Gate Retail Stores once encompassed 225 gas and convenience stores in 6 states. The retail management uses Retalix software and is split into two divisions. The southern division in Jacksonville includes Gate stores in Florida, and the northern division, managed from Charlotte, controls the stores in Georgia, South Carolina, North Carolina, Virginia and Kentucky. Since 2000, the company's Modus operandi has been to renovate or rebuild the profitable stores, close the marginally profitable locations, and create new stores where a good opportunity exists. Stores in Virginia and Kentucky have since been sold.

As of 2016, the division operated 73 Gate Stores. They also provided fuel to +/-150 dealer fuel/convenience stores. The company had petroleum sales of 1 million gallons per day. In 2021, Gate Stores numbered 72.
The company updated their brand name in 2016 by using all capital letters for GATE. Their store format changed in 2019. The average store size had been 2,500–4,000 square-foot (230–370 m2). They began featuring 6400 sqft buildings that included an in-store café making fresh sandwiches and pizza, smoothies and iced coffee plus frozen yogurt with toppings.

GATE Express Car Wash was launched in 2016 led by Hill Peyton. Some installations are standalone while others are beside retail store locations. All offer a 3-minute Tunnel car wash and free self-service vacuums.

Gate Fleet Service is a fleet management tool used to control purchases and increased driver accountability. The software has been sold to other petroleum distributors.

Gate Fuel Service distributes fuel throughout Florida, Georgia and the Carolinas, including convenience stores owned by Gate Petroleum and others, deliveries to storage tanks at job sites, marine and bulk fueling. Their location at 9100 Philips Highway in Jacksonville has an 8800 sqft office and a 15000 sqft warehouse. It was purchased in 2006 for $6 million.

Gate Lubricants, initiated in September 2003, supplies lubricants and hydraulic fluid to commercial customers in north and central Florida.

Gate purchased majority ownership of InMotion Entertainment in 2006. InMotion is the largest airport based entertainment & electronics retailer in the United States with over 80 locations in major airports. On October 2, 2013, private equity firms Palladin Consumer Retail Partners and Bruckmann, Rosser, Sherrill & Co. announced the acquisition of InMotion Entertainment from Gate Petroleum.

==Sponsored Events==
Gate sponsors numerous civic activities and charitable events in the Jacksonville area. The most well known is the Gate River Run, the 15K US National championship race that attracts more than 15,000 runners each year—the largest 15K in the USA. Another big event is the Gate Open, a charity golf tournament for the area's best amateur and professional golfers.
The Jacksonville Fishing Rodeo, begun in 2010, is a popular family-oriented event held in June.

==Gate Foundation==
On September 24, 2008, Gate Petroleum's parent company, Gate Corporation, officially announced the establishment of the GATE Foundation, the philanthropic affiliate of Gate companies. The announcement was made during Gate's annual charity golf tournament at the Ponte Vedra Inn & Club. The 501(c)(3) non-profit, tax-exempt entity was established "to support efforts and services that nurture and protect the well-being of family and community," according to its mission statement. Hill Peyton, another son of company founder Herb Peyton, was named as its first President and Chairman of the GATE Foundation. The foundation's first major gift was $100,000 to Big Brothers Big Sisters (BBBS) of Northeast Florida.

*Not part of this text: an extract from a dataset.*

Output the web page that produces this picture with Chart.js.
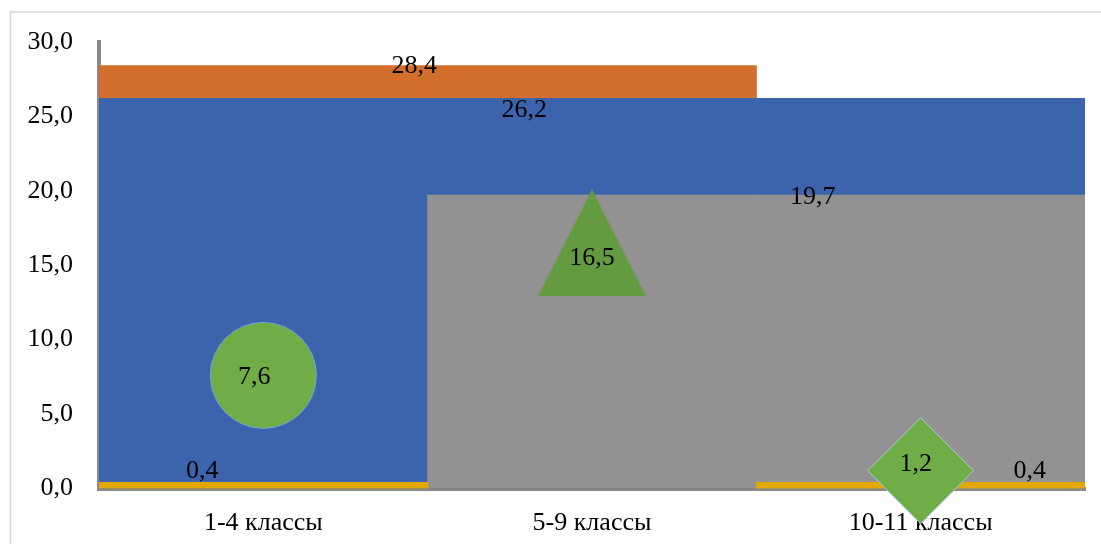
<!DOCTYPE html>
<html lang="ru">
<head>
<meta charset="UTF-8">
<title>Классы</title>
<script src="https://cdn.jsdelivr.net/npm/chart.js@4.4.1/dist/chart.umd.min.js"></script>
<style>
    body { margin: 0; background: #ffffff; overflow: hidden; }
    canvas { display: block; }
</style>
</head>
<body>
<canvas id="graficoClases" width="1101" height="544"></canvas>
<script>
// Datos del grafico
const categorias = ['1-4 классы', '5-9 классы', '10-11 классы'];
const serieNaranja = [28.4, 28.4, null];
const serieAzul = [26.2, 26.2, 26.2];
const serieGris = [null, 19.7, 19.7];
const serieAmarilla = [0.4, null, 0.4];
const serieVerde = [7.6, 16.5, 1.2];
const ticksEjeY = [0, 5, 10, 15, 20, 25, 30];

const fuente = "'Liberation Serif', 'Times New Roman', serif";

function formatoComa(valor) {
    return valor.toFixed(1).replace('.', ',');
}

// Triangulo dibujado en un canvas aparte para usarlo como pointStyle
function crearTriangulo(ancho, alto, color) {
    const c = document.createElement('canvas');
    c.width = ancho;
    c.height = alto;
    const g = c.getContext('2d');
    g.fillStyle = color;
    g.beginPath();
    g.moveTo(ancho / 2, 0);
    g.lineTo(ancho, alto);
    g.lineTo(0, alto);
    g.closePath();
    g.fill();
    return c;
}

// Marco gris claro alrededor del grafico
const marcoPlugin = {
    id: 'marco',
    beforeDraw(chart) {
        const ctx = chart.ctx;
        ctx.save();
        ctx.strokeStyle = '#d6d6d6';
        ctx.lineWidth = 1.5;
        ctx.strokeRect(10.5, 12, 2000, 2000);
        ctx.restore();
    }
};

// Etiquetas de valores
const etiquetasPlugin = {
    id: 'etiquetas',
    afterDatasetsDraw(chart, args, opts) {
        const { ctx, scales: { x, y } } = chart;
        ctx.save();
        ctx.font = opts.font;
        ctx.fillStyle = '#000000';
        ctx.textAlign = 'center';
        ctx.textBaseline = 'middle';
        opts.items.forEach(item => {
            const valor = chart.data.datasets[item.serie].data[item.indice];
            const px = x.getPixelForValue(item.indice) + item.dx;
            const py = y.getPixelForValue(valor) + item.dy;
            ctx.fillText(formatoComa(valor), px, py);
        });
        ctx.restore();
    }
};

const ctx = document.getElementById('graficoClases').getContext('2d');
new Chart(ctx, {
    type: 'bar',
    data: {
        labels: categorias,
        datasets: [
            {
                label: 'Naranja',
                data: serieNaranja,
                backgroundColor: '#d36f2c',
                grouped: false,
                barPercentage: 1,
                categoryPercentage: 1,
                inflateAmount: 0.5,
                order: 5
            },
            {
                label: 'Azul',
                data: serieAzul,
                backgroundColor: '#3c64ac',
                grouped: false,
                barPercentage: 1,
                categoryPercentage: 1,
                inflateAmount: 0.5,
                order: 4
            },
            {
                label: 'Gris',
                data: serieGris,
                backgroundColor: '#929292',
                grouped: false,
                barPercentage: 1,
                categoryPercentage: 1,
                inflateAmount: 0.5,
                order: 3
            },
            {
                label: 'Amarilla',
                data: serieAmarilla,
                backgroundColor: '#e2a800',
                grouped: false,
                barPercentage: 1,
                categoryPercentage: 1,
                inflateAmount: 0.5,
                order: 2
            },
            {
                type: 'line',
                label: 'Verde',
                data: serieVerde,
                showLine: false,
                clip: false,
                pointStyle: ['circle', crearTriangulo(108, 107, '#659b40'), 'rectRot'],
                pointRadius: [53, 54, 53],
                pointHoverRadius: [53, 54, 53],
                pointBackgroundColor: ['#70ad47', '#659b40', '#70ad47'],
                pointBorderColor: ['#6fa6d8', '#659b40', '#a9c9e8'],
                pointBorderWidth: [1, 0, 1],
                order: 1
            }
        ]
    },
    options: {
        responsive: false,
        animation: false,
        layout: {
            autoPadding: false,
            padding: { top: 42, right: 16, bottom: 0, left: 0 }
        },
        plugins: {
            legend: { display: false },
            tooltip: { enabled: false },
            etiquetas: {
                font: '26px ' + fuente,
                items: [
                    { serie: 0, indice: 0, dx: 151, dy: 0 },
                    { serie: 1, indice: 0, dx: 261, dy: 12 },
                    { serie: 2, indice: 2, dx: -108, dy: 2 },
                    { serie: 3, indice: 0, dx: -61, dy: -11 },
                    { serie: 3, indice: 2, dx: 109, dy: -11 },
                    { serie: 4, indice: 0, dx: -9, dy: 2 },
                    { serie: 4, indice: 1, dx: 0, dy: 15 },
                    { serie: 4, indice: 2, dx: -5, dy: -6 }
                ]
            }
        },
        scales: {
            x: {
                grid: { display: false, drawTicks: false },
                border: { display: true, color: '#898989', width: 4 },
                ticks: {
                    color: '#000000',
                    font: { family: fuente, size: 26 },
                    padding: 19,
                    maxRotation: 0,
                    autoSkip: false
                },
                afterFit(scale) {
                    scale.height = 55.5;
                    scale.paddingLeft = 0;
                    scale.paddingRight = 0;
                }
            },
            y: {
                min: ticksEjeY[0],
                max: ticksEjeY[ticksEjeY.length - 1],
                afterBuildTicks(scale) {
                    scale.ticks = ticksEjeY.map(v => ({ value: v }));
                },
                grid: { display: false, drawTicks: false },
                border: { display: true, color: '#898989', width: 4 },
                ticks: {
                    color: '#000000',
                    font: { family: fuente, size: 26 },
                    padding: 26,
                    callback: valor => formatoComa(valor)
                },
                afterFit(scale) {
                    scale.width = 99;
                    scale.paddingTop = 0;
                    scale.paddingBottom = 0;
                }
            }
        }
    },
    plugins: [marcoPlugin, etiquetasPlugin]
});
</script>
</body>
</html>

The Gate Open in 2009 provided $75,000 for the Police Athletic League in St. Johns and Duval counties.

In 2010, Gate started an annual in-store fundraising campaign with change drop boxes at cash registers and the sale of $1 donation cards. A total of $36,000 was raised during that April for the American Red Cross. Different charities have been chosen in succeeding years.